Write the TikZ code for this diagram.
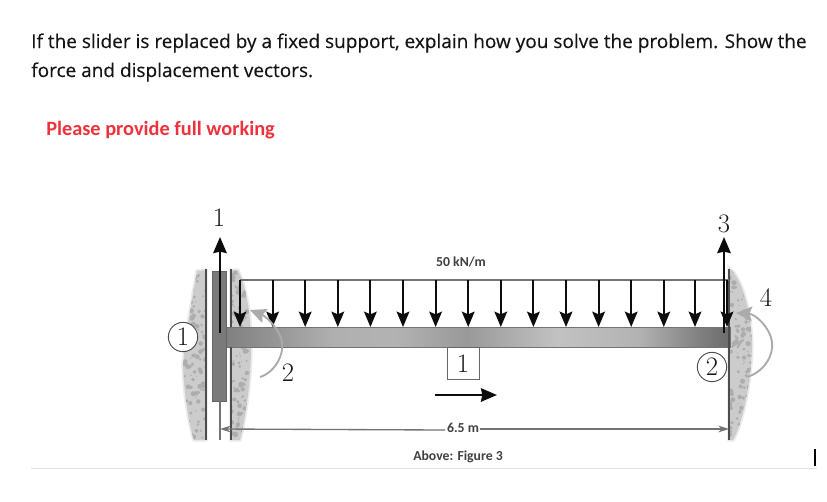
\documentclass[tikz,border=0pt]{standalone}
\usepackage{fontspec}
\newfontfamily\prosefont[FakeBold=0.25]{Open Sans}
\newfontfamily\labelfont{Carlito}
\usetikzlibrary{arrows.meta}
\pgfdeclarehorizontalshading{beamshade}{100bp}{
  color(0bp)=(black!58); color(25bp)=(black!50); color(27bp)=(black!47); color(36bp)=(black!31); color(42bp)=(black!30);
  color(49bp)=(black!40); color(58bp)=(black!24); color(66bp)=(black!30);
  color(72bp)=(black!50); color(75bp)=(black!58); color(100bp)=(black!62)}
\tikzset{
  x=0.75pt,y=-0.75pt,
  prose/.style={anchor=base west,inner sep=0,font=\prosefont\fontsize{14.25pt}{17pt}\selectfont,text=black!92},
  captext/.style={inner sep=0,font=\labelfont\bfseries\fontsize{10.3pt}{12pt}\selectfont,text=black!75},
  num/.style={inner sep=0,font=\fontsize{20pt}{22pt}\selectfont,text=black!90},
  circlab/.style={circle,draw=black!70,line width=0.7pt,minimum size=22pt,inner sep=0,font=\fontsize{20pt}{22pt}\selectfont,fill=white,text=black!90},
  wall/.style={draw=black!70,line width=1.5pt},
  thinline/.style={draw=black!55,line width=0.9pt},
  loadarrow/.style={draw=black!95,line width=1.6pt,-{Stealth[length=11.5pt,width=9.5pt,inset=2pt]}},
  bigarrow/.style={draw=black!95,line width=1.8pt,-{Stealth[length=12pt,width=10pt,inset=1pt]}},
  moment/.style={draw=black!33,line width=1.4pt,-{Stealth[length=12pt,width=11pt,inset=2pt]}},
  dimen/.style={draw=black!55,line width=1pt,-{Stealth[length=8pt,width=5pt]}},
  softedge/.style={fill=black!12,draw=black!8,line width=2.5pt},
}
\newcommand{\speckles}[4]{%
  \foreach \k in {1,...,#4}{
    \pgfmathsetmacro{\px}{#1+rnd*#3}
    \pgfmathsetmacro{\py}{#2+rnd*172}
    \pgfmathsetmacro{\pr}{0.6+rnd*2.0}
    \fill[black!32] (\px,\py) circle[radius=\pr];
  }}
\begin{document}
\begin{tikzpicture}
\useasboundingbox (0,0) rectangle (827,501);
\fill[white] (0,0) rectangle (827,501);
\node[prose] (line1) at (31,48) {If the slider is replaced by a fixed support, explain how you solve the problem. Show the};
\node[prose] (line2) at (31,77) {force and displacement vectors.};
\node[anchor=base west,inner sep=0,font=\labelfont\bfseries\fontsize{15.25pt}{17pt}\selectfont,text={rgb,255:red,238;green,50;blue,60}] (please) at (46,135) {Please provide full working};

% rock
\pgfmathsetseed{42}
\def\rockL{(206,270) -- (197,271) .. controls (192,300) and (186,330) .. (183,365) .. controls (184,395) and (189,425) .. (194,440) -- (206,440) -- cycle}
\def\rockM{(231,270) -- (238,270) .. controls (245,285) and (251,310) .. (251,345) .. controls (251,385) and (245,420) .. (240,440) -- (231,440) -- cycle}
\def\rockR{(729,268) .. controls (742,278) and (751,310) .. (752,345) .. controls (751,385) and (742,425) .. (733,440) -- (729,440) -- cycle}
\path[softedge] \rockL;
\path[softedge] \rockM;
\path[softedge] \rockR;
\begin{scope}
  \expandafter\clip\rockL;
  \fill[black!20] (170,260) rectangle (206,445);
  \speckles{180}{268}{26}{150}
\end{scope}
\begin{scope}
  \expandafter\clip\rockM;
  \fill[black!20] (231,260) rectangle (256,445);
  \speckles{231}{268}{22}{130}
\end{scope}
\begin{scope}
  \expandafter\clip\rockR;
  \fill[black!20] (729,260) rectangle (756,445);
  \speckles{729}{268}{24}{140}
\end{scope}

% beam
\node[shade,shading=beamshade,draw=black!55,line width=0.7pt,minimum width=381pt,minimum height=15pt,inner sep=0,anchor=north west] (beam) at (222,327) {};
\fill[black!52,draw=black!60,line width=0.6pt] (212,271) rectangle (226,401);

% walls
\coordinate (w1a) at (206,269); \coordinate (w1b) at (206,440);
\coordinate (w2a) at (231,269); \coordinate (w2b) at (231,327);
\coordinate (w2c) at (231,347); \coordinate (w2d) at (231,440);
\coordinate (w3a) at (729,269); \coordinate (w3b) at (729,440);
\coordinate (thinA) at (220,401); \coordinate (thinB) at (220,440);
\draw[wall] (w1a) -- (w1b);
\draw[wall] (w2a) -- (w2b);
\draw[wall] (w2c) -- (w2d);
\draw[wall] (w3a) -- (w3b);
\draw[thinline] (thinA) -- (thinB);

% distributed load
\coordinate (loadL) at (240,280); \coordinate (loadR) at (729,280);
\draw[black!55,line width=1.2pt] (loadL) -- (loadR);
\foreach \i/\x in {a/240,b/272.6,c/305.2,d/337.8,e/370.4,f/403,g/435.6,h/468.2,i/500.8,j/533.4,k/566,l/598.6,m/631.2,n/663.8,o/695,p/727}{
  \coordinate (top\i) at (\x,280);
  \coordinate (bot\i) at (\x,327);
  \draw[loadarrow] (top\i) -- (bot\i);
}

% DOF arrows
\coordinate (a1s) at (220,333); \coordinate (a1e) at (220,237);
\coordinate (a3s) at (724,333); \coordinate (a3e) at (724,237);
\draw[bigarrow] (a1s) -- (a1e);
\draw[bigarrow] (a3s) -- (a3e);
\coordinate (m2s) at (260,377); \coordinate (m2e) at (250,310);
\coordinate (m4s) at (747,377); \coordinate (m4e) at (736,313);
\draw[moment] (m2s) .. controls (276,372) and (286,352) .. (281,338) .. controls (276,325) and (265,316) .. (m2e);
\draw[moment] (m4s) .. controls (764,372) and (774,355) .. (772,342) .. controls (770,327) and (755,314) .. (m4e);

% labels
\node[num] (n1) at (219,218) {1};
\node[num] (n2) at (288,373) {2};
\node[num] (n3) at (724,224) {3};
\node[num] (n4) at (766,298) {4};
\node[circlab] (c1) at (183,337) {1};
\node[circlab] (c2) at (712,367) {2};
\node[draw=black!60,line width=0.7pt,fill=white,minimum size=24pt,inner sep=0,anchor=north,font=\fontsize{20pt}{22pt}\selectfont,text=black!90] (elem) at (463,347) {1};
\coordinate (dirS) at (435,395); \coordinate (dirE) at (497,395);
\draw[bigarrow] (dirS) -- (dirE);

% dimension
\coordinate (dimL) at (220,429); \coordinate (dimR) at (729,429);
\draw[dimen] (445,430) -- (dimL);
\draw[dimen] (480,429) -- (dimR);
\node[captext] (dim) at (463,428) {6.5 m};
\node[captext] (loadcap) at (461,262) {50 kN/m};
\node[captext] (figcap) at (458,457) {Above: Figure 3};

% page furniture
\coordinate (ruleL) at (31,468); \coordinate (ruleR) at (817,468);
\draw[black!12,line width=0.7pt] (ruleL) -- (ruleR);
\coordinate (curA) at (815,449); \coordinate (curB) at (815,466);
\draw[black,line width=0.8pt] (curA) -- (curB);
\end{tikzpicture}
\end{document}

WHAT YOU HAVE TO DO » Leaving the pictures aside, transcribe the entire listing exactly.

EXERCISE OUTPUT »
Write the TikZ code for this diagram.
\documentclass[tikz,border=0pt]{standalone}
\usepackage{fontspec}
\newfontfamily\prosefont[FakeBold=0.25]{Open Sans}
\newfontfamily\labelfont{Carlito}
\usetikzlibrary{arrows.meta}
\pgfdeclarehorizontalshading{beamshade}{100bp}{
  color(0bp)=(black!58); color(25bp)=(black!50); color(27bp)=(black!47); color(36bp)=(black!31); color(42bp)=(black!30);
  color(49bp)=(black!40); color(58bp)=(black!24); color(66bp)=(black!30);
  color(72bp)=(black!50); color(75bp)=(black!58); color(100bp)=(black!62)}
\tikzset{
  x=0.75pt,y=-0.75pt,
  prose/.style={anchor=base west,inner sep=0,font=\prosefont\fontsize{14.25pt}{17pt}\selectfont,text=black!92},
  captext/.style={inner sep=0,font=\labelfont\bfseries\fontsize{10.3pt}{12pt}\selectfont,text=black!75},
  num/.style={inner sep=0,font=\fontsize{20pt}{22pt}\selectfont,text=black!90},
  circlab/.style={circle,draw=black!70,line width=0.7pt,minimum size=22pt,inner sep=0,font=\fontsize{20pt}{22pt}\selectfont,fill=white,text=black!90},
  wall/.style={draw=black!70,line width=1.5pt},
  thinline/.style={draw=black!55,line width=0.9pt},
  loadarrow/.style={draw=black!95,line width=1.6pt,-{Stealth[length=11.5pt,width=9.5pt,inset=2pt]}},
  bigarrow/.style={draw=black!95,line width=1.8pt,-{Stealth[length=12pt,width=10pt,inset=1pt]}},
  moment/.style={draw=black!33,line width=1.4pt,-{Stealth[length=12pt,width=11pt,inset=2pt]}},
  dimen/.style={draw=black!55,line width=1pt,-{Stealth[length=8pt,width=5pt]}},
  softedge/.style={fill=black!12,draw=black!8,line width=2.5pt},
}
\newcommand{\speckles}[4]{%
  \foreach \k in {1,...,#4}{
    \pgfmathsetmacro{\px}{#1+rnd*#3}
    \pgfmathsetmacro{\py}{#2+rnd*172}
    \pgfmathsetmacro{\pr}{0.6+rnd*2.0}
    \fill[black!32] (\px,\py) circle[radius=\pr];
  }}
\begin{document}
\begin{tikzpicture}
\useasboundingbox (0,0) rectangle (827,501);
\fill[white] (0,0) rectangle (827,501);
\node[prose] (line1) at (31,48) {If the slider is replaced by a fixed support, explain how you solve the problem. Show the};
\node[prose] (line2) at (31,77) {force and displacement vectors.};
\node[anchor=base west,inner sep=0,font=\labelfont\bfseries\fontsize{15.25pt}{17pt}\selectfont,text={rgb,255:red,238;green,50;blue,60}] (please) at (46,135) {Please provide full working};

% rock
\pgfmathsetseed{42}
\def\rockL{(206,270) -- (197,271) .. controls (192,300) and (186,330) .. (183,365) .. controls (184,395) and (189,425) .. (194,440) -- (206,440) -- cycle}
\def\rockM{(231,270) -- (238,270) .. controls (245,285) and (251,310) .. (251,345) .. controls (251,385) and (245,420) .. (240,440) -- (231,440) -- cycle}
\def\rockR{(729,268) .. controls (742,278) and (751,310) .. (752,345) .. controls (751,385) and (742,425) .. (733,440) -- (729,440) -- cycle}
\path[softedge] \rockL;
\path[softedge] \rockM;
\path[softedge] \rockR;
\begin{scope}
  \expandafter\clip\rockL;
  \fill[black!20] (170,260) rectangle (206,445);
  \speckles{180}{268}{26}{150}
\end{scope}
\begin{scope}
  \expandafter\clip\rockM;
  \fill[black!20] (231,260) rectangle (256,445);
  \speckles{231}{268}{22}{130}
\end{scope}
\begin{scope}
  \expandafter\clip\rockR;
  \fill[black!20] (729,260) rectangle (756,445);
  \speckles{729}{268}{24}{140}
\end{scope}

% beam
\node[shade,shading=beamshade,draw=black!55,line width=0.7pt,minimum width=381pt,minimum height=15pt,inner sep=0,anchor=north west] (beam) at (222,327) {};
\fill[black!52,draw=black!60,line width=0.6pt] (212,271) rectangle (226,401);

% walls
\coordinate (w1a) at (206,269); \coordinate (w1b) at (206,440);
\coordinate (w2a) at (231,269); \coordinate (w2b) at (231,327);
\coordinate (w2c) at (231,347); \coordinate (w2d) at (231,440);
\coordinate (w3a) at (729,269); \coordinate (w3b) at (729,440);
\coordinate (thinA) at (220,401); \coordinate (thinB) at (220,440);
\draw[wall] (w1a) -- (w1b);
\draw[wall] (w2a) -- (w2b);
\draw[wall] (w2c) -- (w2d);
\draw[wall] (w3a) -- (w3b);
\draw[thinline] (thinA) -- (thinB);

% distributed load
\coordinate (loadL) at (240,280); \coordinate (loadR) at (729,280);
\draw[black!55,line width=1.2pt] (loadL) -- (loadR);
\foreach \i/\x in {a/240,b/272.6,c/305.2,d/337.8,e/370.4,f/403,g/435.6,h/468.2,i/500.8,j/533.4,k/566,l/598.6,m/631.2,n/663.8,o/695,p/727}{
  \coordinate (top\i) at (\x,280);
  \coordinate (bot\i) at (\x,327);
  \draw[loadarrow] (top\i) -- (bot\i);
}

% DOF arrows
\coordinate (a1s) at (220,333); \coordinate (a1e) at (220,237);
\coordinate (a3s) at (724,333); \coordinate (a3e) at (724,237);
\draw[bigarrow] (a1s) -- (a1e);
\draw[bigarrow] (a3s) -- (a3e);
\coordinate (m2s) at (260,377); \coordinate (m2e) at (250,310);
\coordinate (m4s) at (747,377); \coordinate (m4e) at (736,313);
\draw[moment] (m2s) .. controls (276,372) and (286,352) .. (281,338) .. controls (276,325) and (265,316) .. (m2e);
\draw[moment] (m4s) .. controls (764,372) and (774,355) .. (772,342) .. controls (770,327) and (755,314) .. (m4e);

% labels
\node[num] (n1) at (219,218) {1};
\node[num] (n2) at (288,373) {2};
\node[num] (n3) at (724,224) {3};
\node[num] (n4) at (766,298) {4};
\node[circlab] (c1) at (183,337) {1};
\node[circlab] (c2) at (712,367) {2};
\node[draw=black!60,line width=0.7pt,fill=white,minimum size=24pt,inner sep=0,anchor=north,font=\fontsize{20pt}{22pt}\selectfont,text=black!90] (elem) at (463,347) {1};
\coordinate (dirS) at (435,395); \coordinate (dirE) at (497,395);
\draw[bigarrow] (dirS) -- (dirE);

% dimension
\coordinate (dimL) at (220,429); \coordinate (dimR) at (729,429);
\draw[dimen] (445,430) -- (dimL);
\draw[dimen] (480,429) -- (dimR);
\node[captext] (dim) at (463,428) {6.5 m};
\node[captext] (loadcap) at (461,262) {50 kN/m};
\node[captext] (figcap) at (458,457) {Above: Figure 3};

% page furniture
\coordinate (ruleL) at (31,468); \coordinate (ruleR) at (817,468);
\draw[black!12,line width=0.7pt] (ruleL) -- (ruleR);
\coordinate (curA) at (815,449); \coordinate (curB) at (815,466);
\draw[black,line width=0.8pt] (curA) -- (curB);
\end{tikzpicture}
\end{document}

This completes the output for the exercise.